Learning, like capital, is timid; but ignorance coupled with a desire to know, is bold. Do I then make a plea for ignorance? Yes, most assuredly. It is just as well not to know so much, as to be a theologian and know so many things that are not true.

Learning and institutions of learning subdue men into conformity; only the man who belongs to nothing is free; and ignorance, as well as a certain indifference to what the world has said and done, is a necessary factor in the character of him who would do a great work.
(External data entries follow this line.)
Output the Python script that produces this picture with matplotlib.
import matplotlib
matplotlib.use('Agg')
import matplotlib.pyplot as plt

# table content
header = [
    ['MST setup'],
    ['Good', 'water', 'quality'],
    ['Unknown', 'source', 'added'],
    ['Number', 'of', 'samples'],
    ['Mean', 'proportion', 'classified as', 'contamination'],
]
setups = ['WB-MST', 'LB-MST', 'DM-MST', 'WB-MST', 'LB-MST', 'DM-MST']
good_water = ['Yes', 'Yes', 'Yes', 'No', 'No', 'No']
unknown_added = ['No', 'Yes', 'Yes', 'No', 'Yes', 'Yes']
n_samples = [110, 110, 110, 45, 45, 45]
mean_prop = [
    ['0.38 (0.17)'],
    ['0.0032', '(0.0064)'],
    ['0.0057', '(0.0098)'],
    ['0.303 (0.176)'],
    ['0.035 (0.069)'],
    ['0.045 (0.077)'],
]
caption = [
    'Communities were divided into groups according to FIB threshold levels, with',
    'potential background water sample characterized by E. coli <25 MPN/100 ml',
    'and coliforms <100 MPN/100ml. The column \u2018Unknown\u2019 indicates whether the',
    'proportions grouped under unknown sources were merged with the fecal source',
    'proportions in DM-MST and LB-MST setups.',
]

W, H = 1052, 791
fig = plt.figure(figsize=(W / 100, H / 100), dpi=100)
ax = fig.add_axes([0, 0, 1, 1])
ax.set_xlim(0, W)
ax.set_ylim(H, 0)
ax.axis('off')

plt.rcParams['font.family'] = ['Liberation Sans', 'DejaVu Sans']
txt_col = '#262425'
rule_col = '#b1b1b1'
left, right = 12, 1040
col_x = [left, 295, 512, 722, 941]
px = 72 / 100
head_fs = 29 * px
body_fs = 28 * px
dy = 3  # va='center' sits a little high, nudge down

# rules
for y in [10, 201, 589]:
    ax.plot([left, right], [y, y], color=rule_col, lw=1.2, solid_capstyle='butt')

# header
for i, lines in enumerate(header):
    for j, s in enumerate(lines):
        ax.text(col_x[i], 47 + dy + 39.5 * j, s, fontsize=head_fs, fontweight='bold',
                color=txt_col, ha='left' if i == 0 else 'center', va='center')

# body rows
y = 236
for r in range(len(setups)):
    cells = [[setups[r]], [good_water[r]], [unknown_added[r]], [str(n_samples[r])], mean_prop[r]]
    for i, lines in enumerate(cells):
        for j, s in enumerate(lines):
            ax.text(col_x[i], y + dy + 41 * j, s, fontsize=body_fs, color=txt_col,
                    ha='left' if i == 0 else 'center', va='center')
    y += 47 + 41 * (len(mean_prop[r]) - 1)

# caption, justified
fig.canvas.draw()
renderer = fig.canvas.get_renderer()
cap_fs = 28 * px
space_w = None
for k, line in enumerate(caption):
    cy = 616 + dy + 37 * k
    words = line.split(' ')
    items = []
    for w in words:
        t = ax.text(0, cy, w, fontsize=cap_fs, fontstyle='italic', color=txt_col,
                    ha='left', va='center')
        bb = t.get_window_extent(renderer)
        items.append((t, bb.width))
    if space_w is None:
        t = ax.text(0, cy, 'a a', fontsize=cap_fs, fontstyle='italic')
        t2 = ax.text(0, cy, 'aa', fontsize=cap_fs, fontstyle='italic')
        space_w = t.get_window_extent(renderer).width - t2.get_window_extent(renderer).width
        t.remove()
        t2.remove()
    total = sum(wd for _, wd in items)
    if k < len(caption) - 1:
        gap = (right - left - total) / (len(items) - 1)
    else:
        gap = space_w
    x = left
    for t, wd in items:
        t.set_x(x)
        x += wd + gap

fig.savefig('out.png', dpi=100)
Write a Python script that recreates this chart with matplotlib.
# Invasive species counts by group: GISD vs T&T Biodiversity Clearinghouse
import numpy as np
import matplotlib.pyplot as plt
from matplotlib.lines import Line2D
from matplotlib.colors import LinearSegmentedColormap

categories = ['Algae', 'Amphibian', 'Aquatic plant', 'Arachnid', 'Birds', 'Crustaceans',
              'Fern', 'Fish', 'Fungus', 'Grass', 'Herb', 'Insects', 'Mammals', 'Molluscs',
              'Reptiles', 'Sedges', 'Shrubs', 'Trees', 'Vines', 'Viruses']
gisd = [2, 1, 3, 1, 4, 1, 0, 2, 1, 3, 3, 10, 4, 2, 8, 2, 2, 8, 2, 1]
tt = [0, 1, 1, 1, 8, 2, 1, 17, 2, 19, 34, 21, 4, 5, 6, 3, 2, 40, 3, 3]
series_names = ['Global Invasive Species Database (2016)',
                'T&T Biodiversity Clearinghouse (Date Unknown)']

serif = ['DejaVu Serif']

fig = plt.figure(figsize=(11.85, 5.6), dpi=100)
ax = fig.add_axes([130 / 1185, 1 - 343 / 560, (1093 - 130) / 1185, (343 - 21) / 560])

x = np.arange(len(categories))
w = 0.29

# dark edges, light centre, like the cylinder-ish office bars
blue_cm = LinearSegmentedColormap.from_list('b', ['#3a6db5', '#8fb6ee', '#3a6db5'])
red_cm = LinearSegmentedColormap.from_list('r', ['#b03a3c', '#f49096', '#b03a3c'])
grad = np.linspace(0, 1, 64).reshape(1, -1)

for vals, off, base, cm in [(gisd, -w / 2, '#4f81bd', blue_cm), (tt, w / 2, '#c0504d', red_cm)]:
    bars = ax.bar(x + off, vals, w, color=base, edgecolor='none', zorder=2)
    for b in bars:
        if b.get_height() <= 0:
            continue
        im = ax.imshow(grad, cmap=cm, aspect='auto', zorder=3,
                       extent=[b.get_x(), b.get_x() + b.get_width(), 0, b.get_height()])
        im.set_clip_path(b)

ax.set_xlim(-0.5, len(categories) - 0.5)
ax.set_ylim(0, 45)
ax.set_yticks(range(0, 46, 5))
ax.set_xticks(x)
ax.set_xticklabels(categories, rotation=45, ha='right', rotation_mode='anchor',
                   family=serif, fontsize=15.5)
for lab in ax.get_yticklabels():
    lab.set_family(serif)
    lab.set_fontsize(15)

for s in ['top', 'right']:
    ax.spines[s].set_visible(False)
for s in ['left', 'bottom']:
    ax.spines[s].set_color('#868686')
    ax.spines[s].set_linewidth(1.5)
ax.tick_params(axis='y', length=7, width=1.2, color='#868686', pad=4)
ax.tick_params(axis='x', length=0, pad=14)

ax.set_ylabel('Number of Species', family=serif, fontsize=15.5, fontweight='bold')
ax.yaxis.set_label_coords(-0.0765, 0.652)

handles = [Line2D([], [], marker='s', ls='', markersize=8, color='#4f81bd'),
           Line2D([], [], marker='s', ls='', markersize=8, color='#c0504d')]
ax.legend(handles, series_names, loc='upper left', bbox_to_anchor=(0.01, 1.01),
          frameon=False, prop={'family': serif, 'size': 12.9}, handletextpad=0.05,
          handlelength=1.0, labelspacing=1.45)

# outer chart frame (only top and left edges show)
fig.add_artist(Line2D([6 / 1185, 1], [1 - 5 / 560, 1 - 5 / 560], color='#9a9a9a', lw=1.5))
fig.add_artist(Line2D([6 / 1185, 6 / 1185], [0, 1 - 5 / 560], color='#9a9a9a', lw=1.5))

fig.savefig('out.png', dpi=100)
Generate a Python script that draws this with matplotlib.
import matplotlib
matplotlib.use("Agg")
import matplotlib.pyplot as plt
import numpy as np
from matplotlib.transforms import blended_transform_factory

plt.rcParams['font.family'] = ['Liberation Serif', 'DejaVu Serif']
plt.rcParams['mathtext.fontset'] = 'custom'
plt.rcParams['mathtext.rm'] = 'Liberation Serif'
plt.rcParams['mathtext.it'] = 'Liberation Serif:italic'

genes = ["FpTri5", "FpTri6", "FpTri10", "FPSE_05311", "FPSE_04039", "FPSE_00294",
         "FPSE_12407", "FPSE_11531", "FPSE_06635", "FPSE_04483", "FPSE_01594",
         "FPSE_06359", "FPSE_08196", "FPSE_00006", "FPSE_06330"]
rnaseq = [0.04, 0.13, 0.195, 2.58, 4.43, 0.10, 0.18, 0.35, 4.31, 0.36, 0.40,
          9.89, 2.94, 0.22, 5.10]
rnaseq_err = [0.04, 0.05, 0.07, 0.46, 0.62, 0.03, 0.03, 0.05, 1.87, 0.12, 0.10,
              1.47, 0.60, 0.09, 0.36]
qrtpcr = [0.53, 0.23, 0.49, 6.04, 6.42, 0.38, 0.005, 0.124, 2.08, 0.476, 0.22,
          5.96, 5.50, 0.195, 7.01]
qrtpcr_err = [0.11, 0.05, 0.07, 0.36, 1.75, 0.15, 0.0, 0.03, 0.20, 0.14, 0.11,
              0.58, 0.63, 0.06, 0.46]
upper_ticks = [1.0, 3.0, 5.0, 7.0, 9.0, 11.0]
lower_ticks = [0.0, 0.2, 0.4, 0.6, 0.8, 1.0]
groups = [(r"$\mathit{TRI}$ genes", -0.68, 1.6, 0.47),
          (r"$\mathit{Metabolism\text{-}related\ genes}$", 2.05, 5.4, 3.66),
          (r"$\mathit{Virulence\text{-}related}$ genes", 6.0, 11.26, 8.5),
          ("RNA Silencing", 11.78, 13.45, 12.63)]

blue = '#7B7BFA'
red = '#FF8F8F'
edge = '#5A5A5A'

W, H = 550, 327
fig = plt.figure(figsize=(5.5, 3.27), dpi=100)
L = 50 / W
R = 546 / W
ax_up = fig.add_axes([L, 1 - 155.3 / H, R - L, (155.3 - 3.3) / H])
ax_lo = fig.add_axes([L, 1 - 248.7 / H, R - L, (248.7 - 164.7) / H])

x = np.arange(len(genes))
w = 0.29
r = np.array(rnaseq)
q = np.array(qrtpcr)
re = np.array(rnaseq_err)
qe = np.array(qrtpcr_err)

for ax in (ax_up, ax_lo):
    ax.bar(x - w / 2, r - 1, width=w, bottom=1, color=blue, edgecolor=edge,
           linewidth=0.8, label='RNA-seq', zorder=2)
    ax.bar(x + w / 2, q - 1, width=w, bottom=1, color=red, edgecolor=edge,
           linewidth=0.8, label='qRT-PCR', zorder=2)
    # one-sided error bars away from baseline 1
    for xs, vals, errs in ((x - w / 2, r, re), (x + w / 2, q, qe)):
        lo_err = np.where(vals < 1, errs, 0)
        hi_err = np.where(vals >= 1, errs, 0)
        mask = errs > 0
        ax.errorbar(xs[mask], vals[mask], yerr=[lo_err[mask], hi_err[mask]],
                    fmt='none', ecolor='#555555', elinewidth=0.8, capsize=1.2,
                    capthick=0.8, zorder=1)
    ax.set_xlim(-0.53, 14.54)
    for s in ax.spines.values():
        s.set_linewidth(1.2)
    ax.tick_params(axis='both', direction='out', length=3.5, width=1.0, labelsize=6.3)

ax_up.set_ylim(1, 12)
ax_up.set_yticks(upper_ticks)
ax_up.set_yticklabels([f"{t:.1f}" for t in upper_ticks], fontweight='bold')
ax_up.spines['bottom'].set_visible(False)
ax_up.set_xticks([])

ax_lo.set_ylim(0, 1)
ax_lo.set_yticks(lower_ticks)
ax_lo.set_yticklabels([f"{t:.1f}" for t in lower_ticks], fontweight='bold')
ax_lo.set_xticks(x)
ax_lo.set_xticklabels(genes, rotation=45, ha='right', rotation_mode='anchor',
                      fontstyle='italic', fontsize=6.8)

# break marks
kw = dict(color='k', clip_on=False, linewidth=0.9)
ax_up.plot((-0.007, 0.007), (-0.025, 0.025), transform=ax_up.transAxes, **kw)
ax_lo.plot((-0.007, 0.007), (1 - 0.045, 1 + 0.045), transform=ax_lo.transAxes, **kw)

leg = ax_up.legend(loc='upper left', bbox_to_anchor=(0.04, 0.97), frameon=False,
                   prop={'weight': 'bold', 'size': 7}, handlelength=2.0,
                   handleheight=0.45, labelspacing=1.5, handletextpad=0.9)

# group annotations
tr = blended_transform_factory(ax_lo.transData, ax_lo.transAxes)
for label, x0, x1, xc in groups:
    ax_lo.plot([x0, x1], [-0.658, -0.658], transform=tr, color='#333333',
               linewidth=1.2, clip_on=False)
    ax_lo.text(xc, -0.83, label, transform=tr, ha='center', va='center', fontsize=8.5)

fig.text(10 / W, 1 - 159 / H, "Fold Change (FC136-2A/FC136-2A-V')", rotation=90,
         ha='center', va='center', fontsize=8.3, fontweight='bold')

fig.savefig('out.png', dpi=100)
It was the combined ignorance and boldness of Columbus that made it possible for him to give the world a continent.

Yet the man who has not had a college training often feels he has somehow missed something valuable: there is timidity and hesitation when he is in the presence of those who have had "advantages." And Huxley felt this loss, more or less, up to his thirty-fifth year, when Fate had him cross swords with college men, and then the truth became his that if he had had the regular university training, it was quite probable that he would have accepted the doctrines the universities taught, and would then have been in the camp of the "enemy," instead of with what he called the "blessed minority."

Isolation is a great aid to the thinker. Some of the best books the world has ever known were written behind prison-bars; exile has done much for literature, and a protracted sea-voyage has allowed many a good man to roam the universe in imagination. Some of Macaulay's best essays were written on board slow-going sailing-ships that were blown by vagrant winds from England to India. Darwin, Hooker and Huxley, all got their scientific baptism on board of surveying-ships, where time was plentiful and anything but fleeting, and most everything else was scarce.

Huxley was only assistant surgeon on the "Rattlesnake," and above him was a naturalist who much of his time lay in his bunk and read treatises on this and also on that.